• Source code of charts:
★ ★ ★ ★ ★
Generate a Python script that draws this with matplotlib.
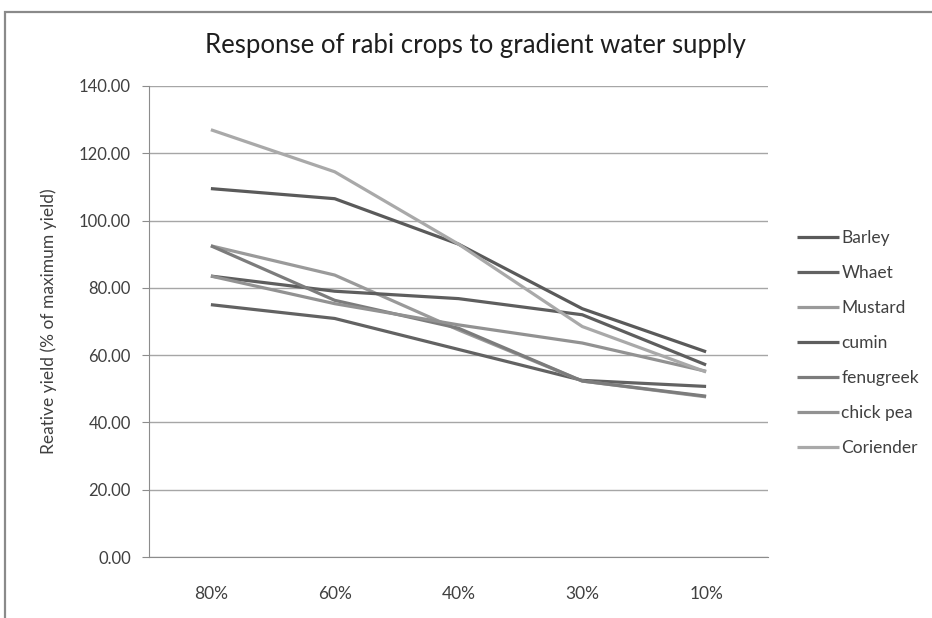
import matplotlib
matplotlib.use("Agg")
import matplotlib.pyplot as plt
from matplotlib.patches import Rectangle

plt.rcParams["font.family"] = ["Lato", "DejaVu Sans"]

# water supply levels and relative yields (% of maximum)
supply = ["80%", "60%", "40%", "30%", "10%"]
barley = [109.5, 106.5, 93.0, 73.8, 61.0]
whaet = [75.0, 70.9, 61.7, 52.5, 50.7]
mustard = [92.5, 83.8, 67.5, 52.3, 47.6]
cumin = [83.5, 79.0, 76.8, 72.0, 57.1]
fenugreek = [92.5, 76.3, 68.0, 52.3, 47.8]
chick_pea = [83.5, 75.3, 69.0, 63.6, 55.2]
coriender = [127.0, 114.5, 93.0, 68.5, 55.0]

names = ["Barley", "Whaet", "Mustard", "cumin", "fenugreek", "chick pea", "Coriender"]
series = [barley, whaet, mustard, cumin, fenugreek, chick_pea, coriender]
colors = ["#5a5a5a", "#626262", "#9a9a9a", "#5e5e5e", "#7c7c7c", "#929292", "#a9a9a9"]

fig = plt.figure(figsize=(9.32, 6.18), dpi=100)
# chart frame, cut off at the right and bottom like the source image
fig.patches.append(Rectangle((5 / 932, -0.1), 1.2, 1.1 - 12 / 618, transform=fig.transFigure,
                             facecolor="none", edgecolor="#8a8a8a", linewidth=1.6))
ax = fig.add_axes([149 / 932, 61 / 618, 619 / 932, 471 / 618])

x = range(len(supply))
for vals, name, col in zip(series, names, colors):
    ax.plot(x, vals, color=col, lw=2.3, label=name, solid_capstyle="butt")

ax.set_xlim(-0.5, len(supply) - 0.5)
ax.set_ylim(0, 140)
ax.set_yticks(range(0, 141, 20))
ax.set_yticklabels([f"{v:.2f}" for v in range(0, 141, 20)])
ax.set_xticks(list(x))
ax.set_xticklabels(supply)
ax.grid(axis="y", color="#a6a6a6", lw=1)
ax.set_axisbelow(True)
for s in ["top", "right"]:
    ax.spines[s].set_visible(False)
ax.spines["left"].set_color("#8c8c8c")
ax.spines["bottom"].set_color("#8c8c8c")
ax.tick_params(axis="y", length=5, color="#8c8c8c", labelsize=12, labelcolor="#404040", pad=8)
ax.tick_params(axis="x", length=0, labelsize=12.5, labelcolor="#404040", pad=21)

ax.set_ylabel("Reative yield (% of maximum yield)", fontsize=12.5, color="#404040", labelpad=16)
fig.text(0.51, 1 - 45 / 618, "Response of rabi crops to gradient water supply",
         ha="center", va="center", fontsize=18.5, color="#1e1e1e")

ax.legend(loc="center left", bbox_to_anchor=(797 / 932, 1 - 343 / 618), bbox_transform=fig.transFigure,
          frameon=False, fontsize=12.5, labelspacing=1.1, handlelength=2.4, handletextpad=0.15,
          borderpad=0, borderaxespad=0, labelcolor="#404040")

fig.savefig("out.png", dpi=100, facecolor="white")
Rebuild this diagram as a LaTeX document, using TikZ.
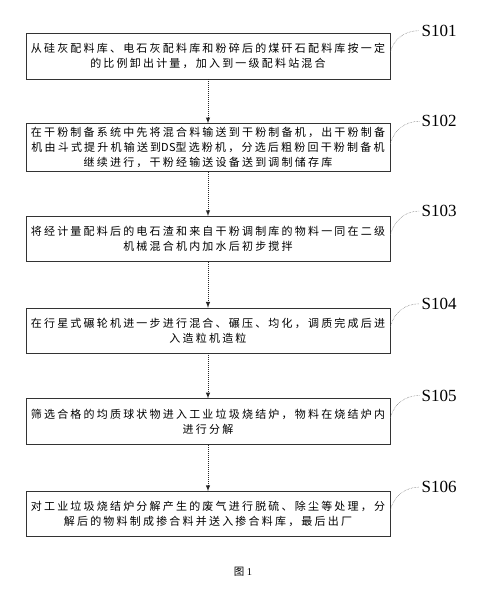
★ ★ ★ ★ ★
• Stated goal:
Output the records above as they stand, from the first line to the line with "coriender = [127.0, 114.5, 93.0, 68.5, 55.0]", inclusive, and exclude the pictures.

• In response:
Generate a Python script that draws this with matplotlib.
import matplotlib
matplotlib.use("Agg")
import matplotlib.pyplot as plt
from matplotlib.patches import Rectangle

plt.rcParams["font.family"] = ["Lato", "DejaVu Sans"]

# water supply levels and relative yields (% of maximum)
supply = ["80%", "60%", "40%", "30%", "10%"]
barley = [109.5, 106.5, 93.0, 73.8, 61.0]
whaet = [75.0, 70.9, 61.7, 52.5, 50.7]
mustard = [92.5, 83.8, 67.5, 52.3, 47.6]
cumin = [83.5, 79.0, 76.8, 72.0, 57.1]
fenugreek = [92.5, 76.3, 68.0, 52.3, 47.8]
chick_pea = [83.5, 75.3, 69.0, 63.6, 55.2]
coriender = [127.0, 114.5, 93.0, 68.5, 55.0]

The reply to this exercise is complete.